湯女(※入浴客の世話をする女性)が遊女化していき繁盛したことが、かえって湯女風呂の寿命を縮める結果となった。
夜間営業の禁止で打撃を受けていた吉原遊郭は、抱えの遊女を湯女風呂に派遣し、マージンを稼ぐという荒技に打って出た。そのことが幕府に発覚し、業者11人が磔(はりつけ)に処されるという事件も起きている。さらに吉原にとって痛手となったのが、明暦2年(1656)10月、日本橋から浅草の奥の日本堤への移転を命じられたことだ。

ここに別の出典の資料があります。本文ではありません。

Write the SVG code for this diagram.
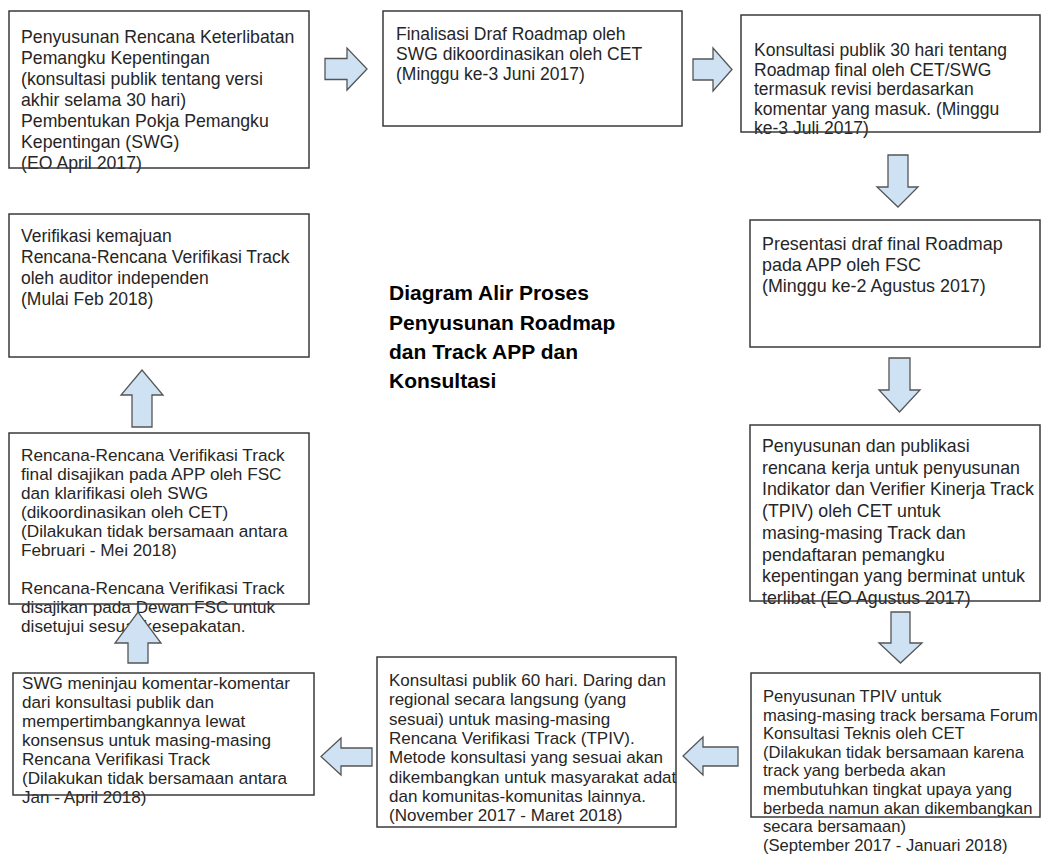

「吉原側は移転を受け入れる代わりに、湯女風呂の禁止を求めました。幕府はその条件を受け入れ、新しい吉原が完成したのと同時に、湯女風呂をすべて取り潰したのです。そこで働いていた湯女は、すべて吉原遊郭へ送られ、遊女となりました」と、風俗史家の下川耿史さんは語る。
江戸時代初期の銭湯は、町に女性の数が極端に少なかったことや、遊女のような湯女のいる場だったため、女性客は皆無と言ってもよかった。湯女風呂が禁じられてすべての湯女が吉原へ送られると、銭湯に女性客がやってくるようになった。銭湯側はいきなり風呂を拡張することもできないので、多くの銭湯は「入り込み湯」と呼ばれる混浴だった。女性たちも多くは混浴が普通だった田舎から出て来ていたため、抵抗は少なかったようだ。

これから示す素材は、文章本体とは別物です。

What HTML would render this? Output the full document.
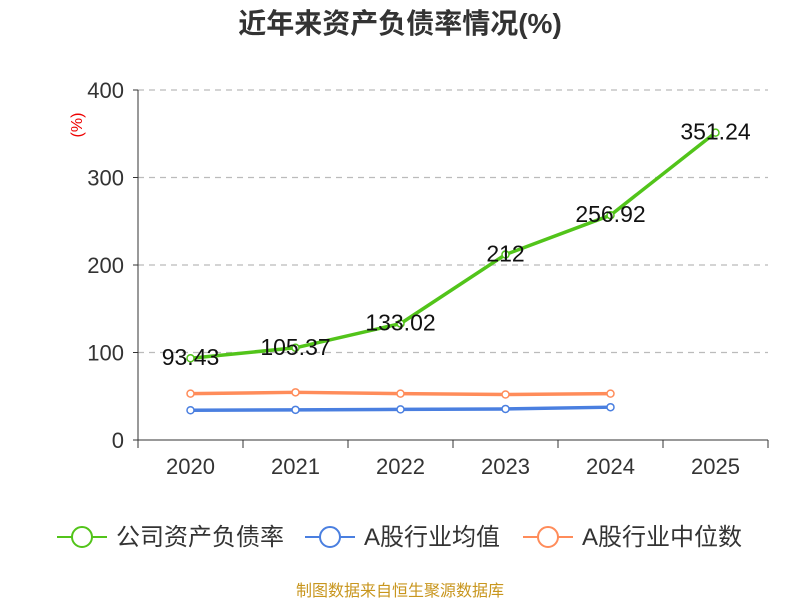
<!DOCTYPE html>
<html><head><meta charset="utf-8"><style>
body{margin:0;background:#fff;font-family:"Liberation Sans","Noto Sans CJK SC",sans-serif;}
</style></head><body>
<svg id="chart" width="800" height="600" xmlns="http://www.w3.org/2000/svg" font-family="Liberation Sans, Noto Sans CJK SC, sans-serif">
<text x="400" y="33" text-anchor="middle" font-size="28" font-weight="bold" fill="#333">近年来资产负债率情况(%)</text>
<text transform="translate(82,125) rotate(-90)" text-anchor="middle" font-size="16" fill="#e00">(%)</text>
<g id="grid"></g><g id="axes"></g><g id="series"></g>
<g>
<g><line x1="57" y1="537" x2="107" y2="537" stroke="#52c41a" stroke-width="2"/><circle cx="82" cy="537" r="10" fill="#fff" stroke="#52c41a" stroke-width="2"/><text x="116" y="545" font-size="24" fill="#333">公司资产负债率</text></g>
<g><line x1="305" y1="537" x2="355" y2="537" stroke="#4a7fe0" stroke-width="2"/><circle cx="330" cy="537" r="10" fill="#fff" stroke="#4a7fe0" stroke-width="2"/><text x="364" y="545" font-size="24" fill="#333">A股行业均值</text></g>
<g><line x1="523" y1="537" x2="573" y2="537" stroke="#ff8c5a" stroke-width="2"/><circle cx="548" cy="537" r="10" fill="#fff" stroke="#ff8c5a" stroke-width="2"/><text x="582" y="545" font-size="24" fill="#333">A股行业中位数</text></g>
</g>
<text x="400" y="596" text-anchor="middle" font-size="16" fill="#c8961e">制图数据来自恒生聚源数据库</text>
</svg>
<script>
const categories=["2020","2021","2022","2023","2024","2025"];
const companyValues=[93.43,105.37,133.02,212,256.92,351.24];
const companyLabels=["93.43","105.37","133.02","212","256.92","351.24"];
const avgValues=[34,34.5,35,35.5,37.5];
const medianValues=[53,54.5,53,52,53];
const yTicks=[0,100,200,300,400];
const NS="http://www.w3.org/2000/svg";
const L=138,R=768,T=90,B=440,yMax=400;
const bw=(R-L)/categories.length;
const xS=i=>L+bw*(i+0.5);
const yS=v=>B-(v/yMax)*(B-T);
function mk(tag,attrs,parent,txt){const e=document.createElementNS(NS,tag);for(const k in attrs)e.setAttribute(k,attrs[k]);if(txt!==undefined)e.textContent=txt;parent.appendChild(e);return e;}
const grid=document.getElementById('grid'),axes=document.getElementById('axes'),ser=document.getElementById('series');
yTicks.forEach(t=>{
 if(t>0){const g=mk('line',{x1:L,x2:R,y1:yS(t),y2:yS(t),stroke:'#bbb','stroke-dasharray':'6,5','stroke-width':1.3},grid);
 
 }
 mk('line',{x1:L-5,x2:L,y1:yS(t),y2:yS(t),stroke:'#333'},axes);
 const tx=mk('text',{x:L-14,y:yS(t)+8,'text-anchor':'end','font-size':22,fill:'#333'},axes,String(t));
 
 
});
mk('line',{x1:L,x2:L,y1:T,y2:B,stroke:'#333'},axes);
mk('line',{x1:L,x2:R,y1:B,y2:B,stroke:'#333'},axes);
for(let i=0;i<=categories.length;i++)mk('line',{x1:L+bw*i,x2:L+bw*i,y1:B,y2:B+8,stroke:'#333'},axes);
categories.forEach((c,i)=>{const tx=mk('text',{x:xS(i),y:B+34,'text-anchor':'middle','font-size':22,fill:'#333'},axes,c);
 
 });
function series(vals,color,name){
 const p=mk('polyline',{points:vals.map((v,i)=>xS(i)+','+yS(v)).join(' '),fill:'none',stroke:color,'stroke-width':3.5,'stroke-linejoin':'round'},ser);
 
 
 vals.forEach((v,i)=>{const c=mk('circle',{cx:xS(i),cy:yS(v),r:3.5,fill:'#fff',stroke:color,'stroke-width':1.5},ser);
  
  });
}
series(avgValues,'#4a7fe0','industry-avg');
series(medianValues,'#ff8c5a','industry-median');
series(companyValues,'#52c41a','company');
companyValues.forEach((v,i)=>{const t=mk('text',{x:xS(i),y:yS(v)+7,'text-anchor':'middle','font-size':23,fill:'#111'},ser,companyLabels[i]);
 
 });
</script>
</body></html>
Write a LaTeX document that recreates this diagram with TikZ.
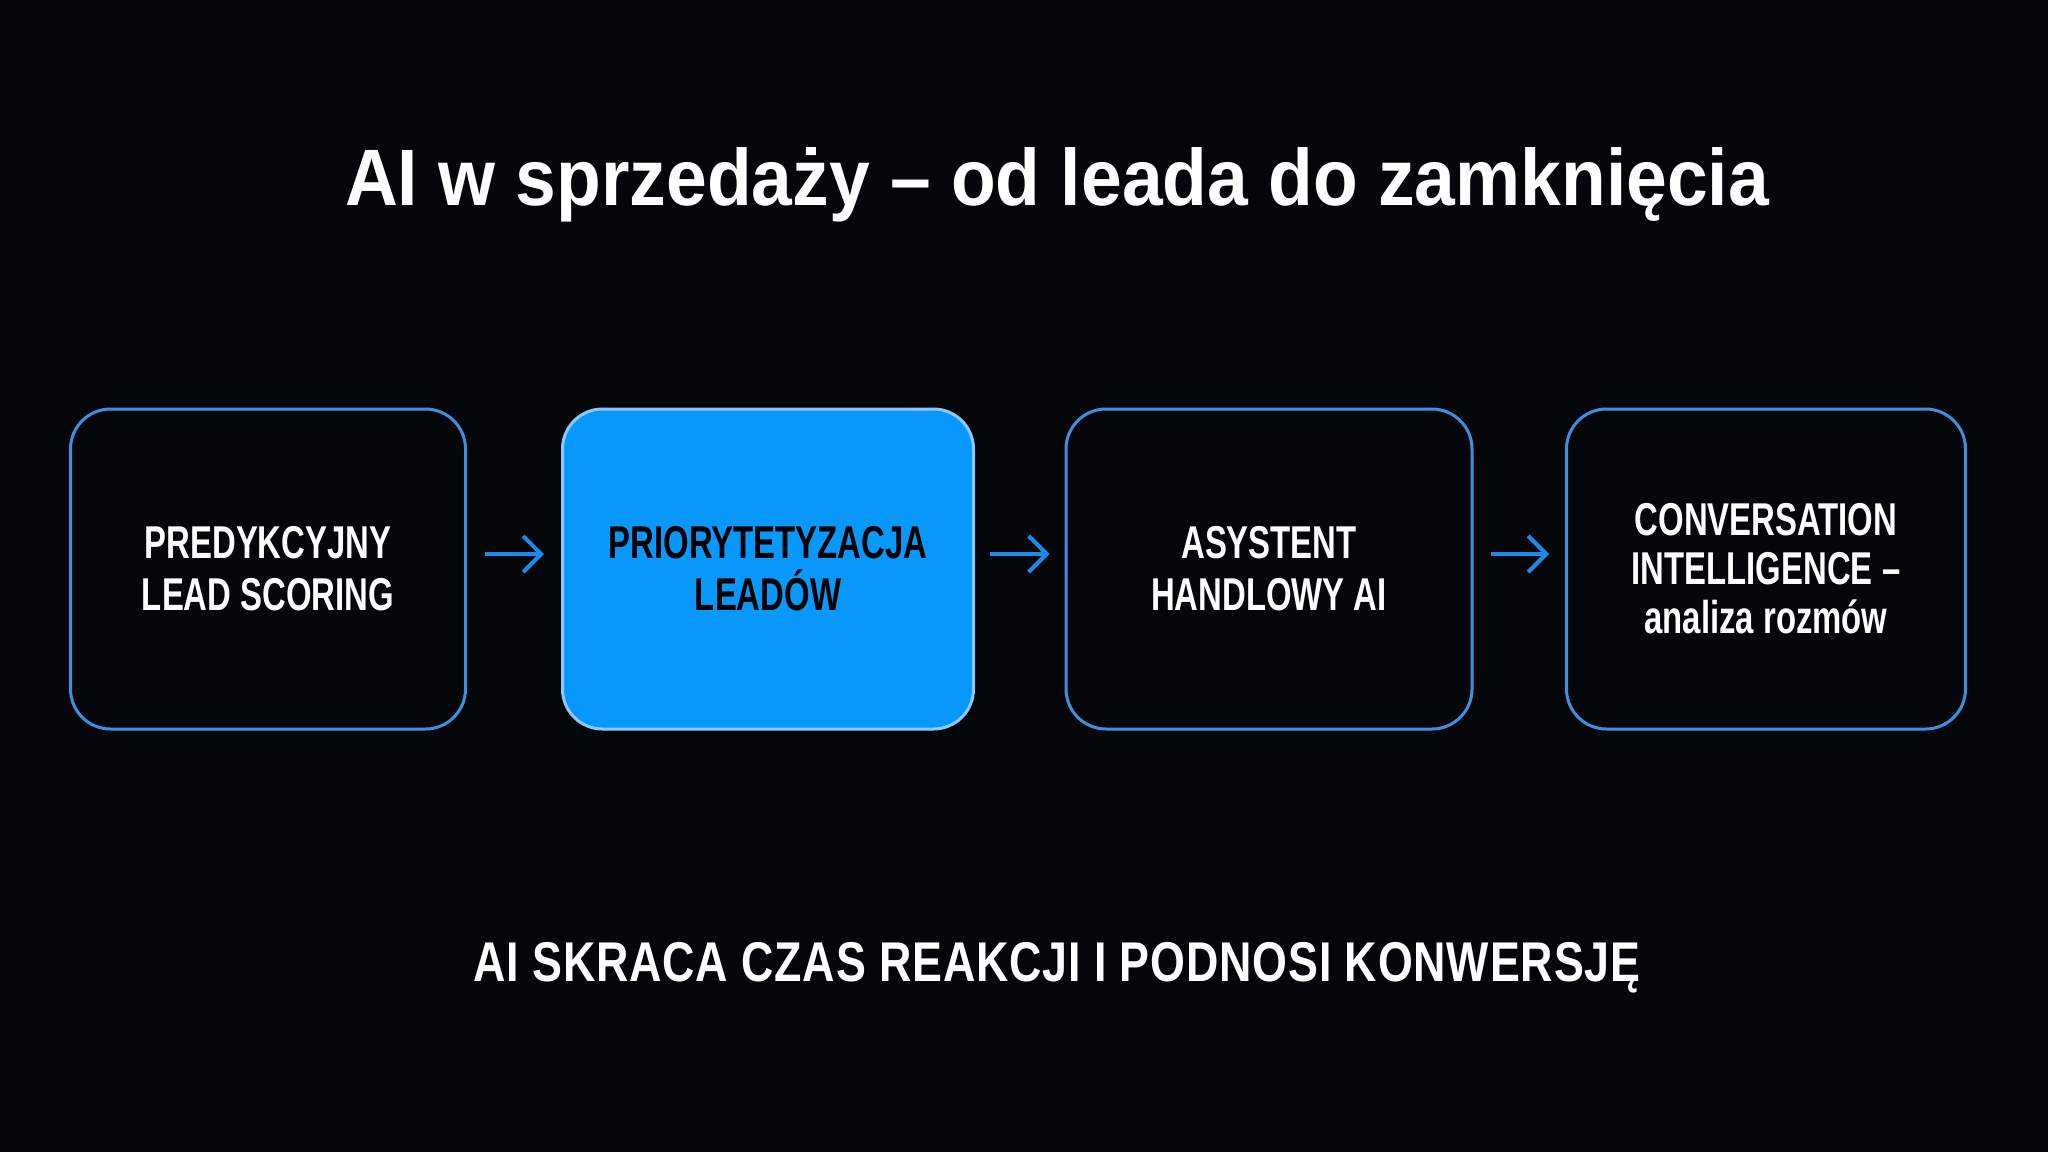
\documentclass[tikz,border=0pt]{standalone}
\usepackage{fontspec}
\setmainfont{Liberation Sans}
\newfontfamily\titlefont[FakeStretch=0.915]{Liberation Sans}
\newfontfamily\condfont[FakeStretch=0.715]{Liberation Sans}
\newfontfamily\footfont[FakeStretch=0.8,LetterSpace=1.5]{Liberation Sans}
\usetikzlibrary{arrows.meta}
\definecolor{bg}{HTML}{050609}
\definecolor{edge}{HTML}{3D8FE0}
\definecolor{fillblue}{HTML}{0898FC}
\definecolor{filledge}{HTML}{8CC8FF}
\definecolor{arrowc}{HTML}{1A8AEC}
\begin{document}
\begin{tikzpicture}[x=1pt,y=-1pt,
  stepbox/.style={draw=edge, line width=3pt, rounded corners=40pt,
    minimum width=396pt, minimum height=320pt, inner sep=0pt, align=center,
    text=white, font=\condfont\bfseries\fontsize{46}{52}\selectfont},
  hibox/.style={stepbox, fill=fillblue, draw=filledge, text=black},
  flow/.style={draw=arrowc, line width=4pt,
    -{Straight Barb[length=18pt,width=36pt,line width=4pt]}},
  titletext/.style={text=white, font=\titlefont\bfseries\fontsize{80}{90}\selectfont},
  foottext/.style={text=white, font=\footfont\bfseries\fontsize{56}{64}\selectfont}]
\fill[bg] (0,0) rectangle (2048,1152);
\useasboundingbox (0,0) rectangle (2048,1152);
\node[titletext] (title) at (1057,185) {AI w sprzedaży – od leada do zamknięcia};
\node[stepbox, minimum width=395pt] (b1) at (268,569) {PREDYKCYJNY\\LEAD SCORING};
\node[hibox, minimum width=411pt] (b2) at (768,569) {PRIORYTETYZACJA\\LEADÓW};
\node[stepbox, minimum width=406pt] (b3) at (1269,569) {ASYSTENT\\HANDLOWY AI};
\node[stepbox, minimum width=399pt, font=\condfont\bfseries\fontsize{46}{49}\selectfont] (b4) at (1766,569) {CONVERSATION\\INTELLIGENCE –\\analiza rozmów};
\draw[flow] ([shift={(18,-15)}]b1.east) -- ([shift={(-17,-15)}]b2.west);
\draw[flow] ([shift={(15,-15)}]b2.east) -- ([shift={(-15,-15)}]b3.west);
\draw[flow] ([shift={(17,-15)}]b3.east) -- ([shift={(-16,-15)}]b4.west);
\node[foottext] (foot) at (1057,968) {AI SKRACA CZAS REAKCJI I PODNOSI KONWERSJĘ};
\end{tikzpicture}
\end{document}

では当時の人たちが、どの位の頻度で入浴していたのかというと、江戸の裕福な隠居ともなれば、朝夕2回も銭湯に通ったようだ。というのも入浴料は幕府が定めた公定料金で、かなりの格安に抑えられていたからだ。江戸住まいの人でほぼ毎日、江戸以外の東日本では3~5日に1~2回、西日本はひと月に1~2回程度の入浴頻度だったようだ。
ただしこの入浴というのは、あくまで湯舟に浸かることを指している。大きなたらいに水をためて洗髪をしたり体を洗うことは、入浴には数えなかった。今風に言えば、シャワーだけの日は入浴とは言わないということだ。湯を沸かす薪が高価だったため、銭湯の少ない地域では、どうしても入浴の回数は減ってしまう。
一方、将軍や大名はこの時代、入浴することは日常の行為となっていた。俗に湯殿姫と呼ばれた入浴の世話係の侍女がおり、殿様の手が付き、妊娠して子を生んだりすると湯殿腹と呼ばれる。8代将軍となった徳川吉宗も、紀州藩主の徳川光貞が湯殿で世話係として仕えていたお由利の方に産ませた湯殿腹の子であった。